*Dataset extract*
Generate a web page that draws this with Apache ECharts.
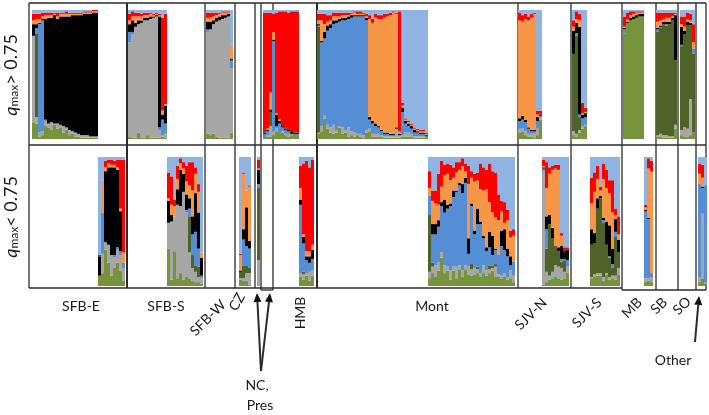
<!DOCTYPE html>
<html><head><meta charset="utf-8">
<style>html,body{margin:0;padding:0;background:#fff}#c{width:709px;height:415px}</style>
<script src="https://cdn.jsdelivr.net/npm/echarts@6/dist/echarts.min.js"></script>
</head><body><div id="c"></div>
<script>
// Each column: membership % per cluster, bottom to top:
// olive, gray, dark green, blue, black, orange, red (light blue fills to 100)
const clusters=['olive','gray','darkGreen','blue','black','orange','red','lightBlue'];
const clusterColors=['#77933C','#A6A6A6','#4F6228','#558ED5','#000000','#F79646','#FF0000','#8FB4E3'];
const columnCount=226;

const sfbE_high=[[13,67,0,0,9,3,5],[12,5,65,4,3,4,4],[2,3,0,84,1,3,4],[3,3,0,86,1,2,3],[10,4,0,1,78,3,2],[9,3,0,0,82,2,2],[7,6,0,0,81,2,2],[11,1,0,0,84,1,1],[8,4,0,0,81,2,3],[9,2,0,0,84,2,1],[5,5,0,0,85,2,1],[7,2,0,0,86,2,2],[3,4,0,0,88,2,1],[4,2,0,0,90,1,1],[2,3,0,0,91,1,1],[2,2,0,0,92,1,1],[1,2,0,0,93,1,1],[1,2,0,0,94,1,1],[1,2,0,0,94,1,1],[1,1,0,0,95,1,1],[1,1,0,0,96,1,1],[1,1,0,0,96,1,1]];
const sfbE_low=[[8,0,0,0,15,0,1],[10,15,0,32,0,25,0],[28,6,0,0,55,3,5],[18,14,0,0,60,3,3],[8,16,0,0,68,2,4],[14,8,0,2,68,2,3],[18,10,0,2,60,2,6],[12,12,0,3,31,2,38],[4,10,0,4,0,8,72]];
const sfbS_high=[[2,73,0,8,6,3,5],[1,80,0,2,9,3,4],[1,86,0,0,3,5,3],[5,84,0,0,3,3,3],[1,89,0,0,2,3,2],[1,91,0,0,2,2,2],[3,89,0,0,2,2,2],[1,92,0,0,2,2,1],[1,93,0,0,1,1,1],[1,94,0,0,1,1,1],[1,6,0,2,86,1,1],[2,1,0,12,4,3,72],[1,3,0,8,14,1,70]];
const sfbS_low=[[29,20,0,0,17,2,20],[5,45,0,0,5,8,22],[27,27,0,0,0,8,5],[6,57,0,0,12,8,10],[10,52,0,0,28,5,4],[5,68,0,0,14,4,5],[7,50,0,2,12,10,12],[6,20,28,6,8,10,18],[4,10,10,16,14,20,22],[3,8,5,26,30,15,5],[3,4,8,14,28,16,6],[2,4,0,2,14,4,0]];
const sfbW_high=[[4,79,0,2,6,3,4],[3,82,0,0,6,3,4],[4,85,0,0,3,3,3],[2,89,0,0,3,2,2],[1,91,0,0,3,2,1],[1,92,0,0,3,2,1],[1,93,0,0,2,2,1],[1,94,0,0,2,1,1],[5,50,0,6,1,11,0]];
const cz_low=[[5,1,5,0,1,12,1],[4,2,10,20,8,43,1],[4,6,6,15,30,13,0],[1,9,4,15,6,42,1]];
const nc_low=[[0,20,56,3,11,1,7]];
const pres_high=[[0,0,0,4,1,0,93],[2,1,0,3,1,1,90],[2,8,11,0,2,13,62]];
const hmb_high=[[3,3,0,70,1,6,14],[6,2,0,2,9,1,78],[5,0,1,6,2,1,84],[5,1,0,3,1,0,89],[3,1,0,3,1,0,91],[2,2,0,2,1,0,91],[3,1,0,0,2,0,93],[4,0,0,0,1,0,94],[3,0,0,1,1,0,94]];
const hmb_low=[[7,3,0,53,4,9,17],[5,4,2,22,5,2,55],[8,2,0,10,3,4,70],[4,7,0,7,5,4,65],[8,4,0,9,7,4,66]];
const mont_high=[[4,1,82,1,1,3,5],[6,4,0,65,1,16,5],[16,2,0,60,5,6,8],[8,3,0,73,4,3,5],[5,4,0,77,3,3,4],[4,7,0,78,3,3,3],[5,2,0,83,2,3,3],[9,1,0,81,2,2,3],[4,5,0,83,2,2,2],[5,2,0,85,2,2,2],[2,7,0,84,2,1,2],[3,3,0,88,2,1,1],[2,3,0,90,1,2,1],[3,1,0,91,1,1,2],[2,2,0,91,1,1,2],[1,2,0,92,1,1,1],[5,2,0,85,2,1,2],[6,2,0,7,2,76,3],[2,2,0,8,2,76,3],[2,2,0,6,2,82,3],[2,2,0,5,1,83,3],[2,1,0,3,1,86,3],[1,1,0,2,1,89,3],[1,1,0,2,1,90,2],[1,1,0,1,1,92,2],[1,1,0,1,1,94,1],[1,7,0,0,1,88,1],[1,1,0,1,1,2,93],[2,1,0,18,3,2,2],[2,3,0,7,2,1,1],[2,3,0,5,2,1,1],[2,2,0,4,2,1,1],[1,1,0,3,2,1,1],[1,1,0,3,1,1,1],[1,1,0,2,1,1,1],[1,1,0,2,1,1,1],[1,0,0,1,1,1,1]];
const mont_low=[[6,5,44,15,0,6,13],[10,5,3,22,8,18,8],[7,9,0,24,8,16,10],[12,6,0,28,5,12,24],[22,4,0,36,3,12,20],[10,6,0,41,10,19,8],[12,3,0,45,3,24,8],[5,7,0,50,2,18,12],[12,3,0,54,5,10,8],[6,9,0,58,1,14,8],[13,3,0,62,2,10,6],[7,5,0,60,7,14,6],[13,3,0,64,4,5,6],[9,6,0,10,12,42,14],[8,5,4,45,2,20,5],[9,5,0,26,3,38,6],[10,3,2,33,12,22,6],[7,3,0,38,2,25,20],[10,6,0,21,2,35,18],[8,4,0,15,3,45,15],[10,3,3,14,12,23,30],[12,2,2,8,15,18,32],[7,8,2,11,1,24,35],[7,2,0,15,0,27,20],[6,2,0,23,12,15,8],[7,3,0,18,16,5,16],[5,2,0,16,6,22,8],[6,6,0,4,7,15,5],[3,5,0,11,0,20,5]];
const sjvN_high=[[5,3,0,6,2,76,6],[6,2,0,7,3,73,5],[3,3,0,7,2,78,4],[2,2,0,4,1,83,3],[2,2,0,2,1,87,3],[1,3,0,2,1,90,1],[3,5,0,6,3,2,3],[15,2,0,1,1,0,3]];
const sjvN_low=[[1,88,0,2,1,1,5],[3,8,18,15,10,22,20],[5,3,40,0,7,32,5],[6,5,26,0,8,45,3],[7,9,15,0,0,60,3],[6,9,12,0,3,60,4],[5,9,5,2,10,8,2],[6,5,9,1,6,0,3],[10,5,0,5,8,0,2]];
const sjvS_high=[[3,3,60,0,18,3,5],[2,2,76,2,8,3,6],[5,2,10,2,68,5,5],[8,2,0,6,3,1,8],[10,1,0,6,3,1,3]];
const sjvS_low=[[6,1,25,0,12,20,20],[7,2,24,0,8,32,15],[8,2,50,0,8,15,10],[8,2,58,0,2,4,3],[4,3,42,2,2,30,12],[9,1,22,0,18,26,14],[5,2,15,1,24,25,10],[6,2,6,3,12,28,25],[5,3,30,4,10,3,5],[9,5,12,0,10,4,14]];
const mb_high=[[82,0,0,3,1,1,8],[90,0,0,0,1,2,5],[92,0,0,0,2,2,3],[93,0,0,0,2,2,2],[94,0,0,0,2,2,1],[95,0,0,0,2,1,1],[95,0,0,0,2,1,1]];
const mb_low=[[3,3,0,52,1,2,2],[4,2,0,46,1,38,8],[3,4,0,3,0,79,8]];
const sb_high=[[2,1,80,2,1,5,7],[2,2,82,1,1,4,6],[1,2,86,0,2,2,5],[1,2,85,1,2,3,4],[1,1,87,0,2,3,4],[1,1,90,0,2,1,3],[8,3,50,0,35,1,1]];
const so_high=[[3,4,65,1,14,2,6],[2,7,72,0,3,3,8],[2,6,80,0,3,2,5],[3,28,57,0,2,2,5],[5,0,61,4,0,5,14]];
const other_low=[[3,4,0,72,0,8,8],[6,50,0,20,1,7,10],[2,1,0,75,0,0,0]];

// first column of each population block
const highBlocks=[[1,sfbE_high],[33,sfbS_high],[59,sfbW_high],[78,pres_high],[81,hmb_high],[96,mont_high],[163,sjvN_high],[181,sjvS_high],[198,mb_high],[209,sb_high],[217,so_high]];
const lowBlocks=[[23,sfbE_low],[46,sfbS_low],[70,cz_low],[76,nc_low],[90,hmb_low],[133,mont_low],[171,sjvN_low],[187,sjvS_low],[205,mb_low],[223,other_low]];

const populationLabels=[['SFB-E',81,306,0],['SFB-S',166,306,0],['SFB-W',208,318,45],['CZ',237,302,60],['HMB',300,313,90],['Mont',432,306,0],['SJV-N',531,314,45],['SJV-S',587,313,45],['MB',632,308,45],['SB',659,306,45],['SO',682,306,45],['Other',673,360,0],['NC,',257,385,0],['Pres',260,405,0]];

function matrix(blocks){
  const m=clusters.map(()=>new Array(columnCount).fill(0));
  blocks.forEach(([start,cols])=>cols.forEach((c,i)=>{
    c.forEach((v,k)=>{m[k][start+i]=v;});
    m[7][start+i]=Math.max(0,100-c.reduce((a,b)=>a+b,0));
  }));
  return m;
}
const high=matrix(highBlocks), low=matrix(lowBlocks);
const cats=Array.from({length:columnCount},(_,i)=>String(i));
function series(m,idx,stack){
  return clusters.map((n,k)=>({name:n,type:'bar',stack,xAxisIndex:idx,yAxisIndex:idx,barWidth:'100%',data:m[k],
    itemStyle:{color:clusterColors[k]},animation:false,silent:true}));
}
const L=(x1,y1,x2,y2,w)=>({type:'line',silent:true,shape:{x1,y1,x2,y2},style:{stroke:'#2b2b2b',lineWidth:w||1.3}});
const frames=[
  L(29,3,706,3),L(29,145,706,145),L(29,288,622,288),L(29,3,29,288),L(706,3,706,290),
  L(127,3,127,288,2),L(205,3,205,288),L(235,3,235,288),L(255,3,255,288),L(261,3,261,290),L(273,3,273,290),L(261,290,273,290),
  L(317,3,317,288,2),L(518,3,518,288),L(571,3,571,288),L(622,3,622,290),L(656,3,656,290),L(678,3,678,290),L(696,3,696,290),L(622,290,706,290)
];
function arrow(x1,y1,x2,y2){
  const a=Math.atan2(y2-y1,x2-x1),s=9,h=4;
  const bx=x2-s*Math.cos(a),by=y2-s*Math.sin(a),nx=-Math.sin(a)*h,ny=Math.cos(a)*h;
  return [L(x1,y1,bx,by,2),{type:'polygon',silent:true,shape:{points:[[x2,y2],[bx+nx,by+ny],[bx-nx,by-ny]]},style:{fill:'#111'}}];
}
const texts=populationLabels.map(([t,x,y,r])=>({type:'text',silent:true,x,y,rotation:r*Math.PI/180,
  style:{text:t,font:'14px Lato, "Open Sans", sans-serif',fill:'#1a1a1a',align:'center',verticalAlign:'middle'}}));
function qLabel(sign,y){
  return {type:'text',silent:true,x:11,y,rotation:Math.PI/2,
    style:{text:'{q|q}{s|max}{t|'+sign+' 0.75}',align:'center',verticalAlign:'middle',fill:'#1a1a1a',
      rich:{q:{font:'italic 18px Lato, sans-serif',fill:'#1a1a1a'},s:{font:'12px Lato, sans-serif',fill:'#1a1a1a',verticalAlign:'bottom',padding:[6,0,0,0]},t:{font:'18px Lato, sans-serif',fill:'#1a1a1a'}}}};
}
const axisOff={type:'category',data:cats,show:false,boundaryGap:true};
const chart=echarts.init(document.getElementById('c'),null,{renderer:'canvas'});
chart.setOption({
  animation:false,backgroundColor:'#fff',
  grid:[{left:29,top:10,width:678,height:129},{left:29,top:157,width:678,height:129}],
  xAxis:[{...axisOff,gridIndex:0},{...axisOff,gridIndex:1}],
  yAxis:[{type:'value',min:0,max:100,show:false,gridIndex:0},{type:'value',min:0,max:100,show:false,gridIndex:1}],
  series:[...series(high,0,'high'),...series(low,1,'low')],
  graphic:{elements:[...frames,...arrow(261,371,257,293),...arrow(261,371,270,293),...arrow(695,342,699,296),...texts,qLabel('>',75),qLabel('<',217)]}
});
</script></body></html>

*Given request*
Print, exactly as written, the lines above from the first one to the one containing "const columnCount=226;". Leave out pictures.

*Completed exercise*
Generate a web page that draws this with Apache ECharts.
<!DOCTYPE html>
<html><head><meta charset="utf-8">
<style>html,body{margin:0;padding:0;background:#fff}#c{width:709px;height:415px}</style>
<script src="https://cdn.jsdelivr.net/npm/echarts@6/dist/echarts.min.js"></script>
</head><body><div id="c"></div>
<script>
// Each column: membership % per cluster, bottom to top:
// olive, gray, dark green, blue, black, orange, red (light blue fills to 100)
const clusters=['olive','gray','darkGreen','blue','black','orange','red','lightBlue'];
const clusterColors=['#77933C','#A6A6A6','#4F6228','#558ED5','#000000','#F79646','#FF0000','#8FB4E3'];
const columnCount=226;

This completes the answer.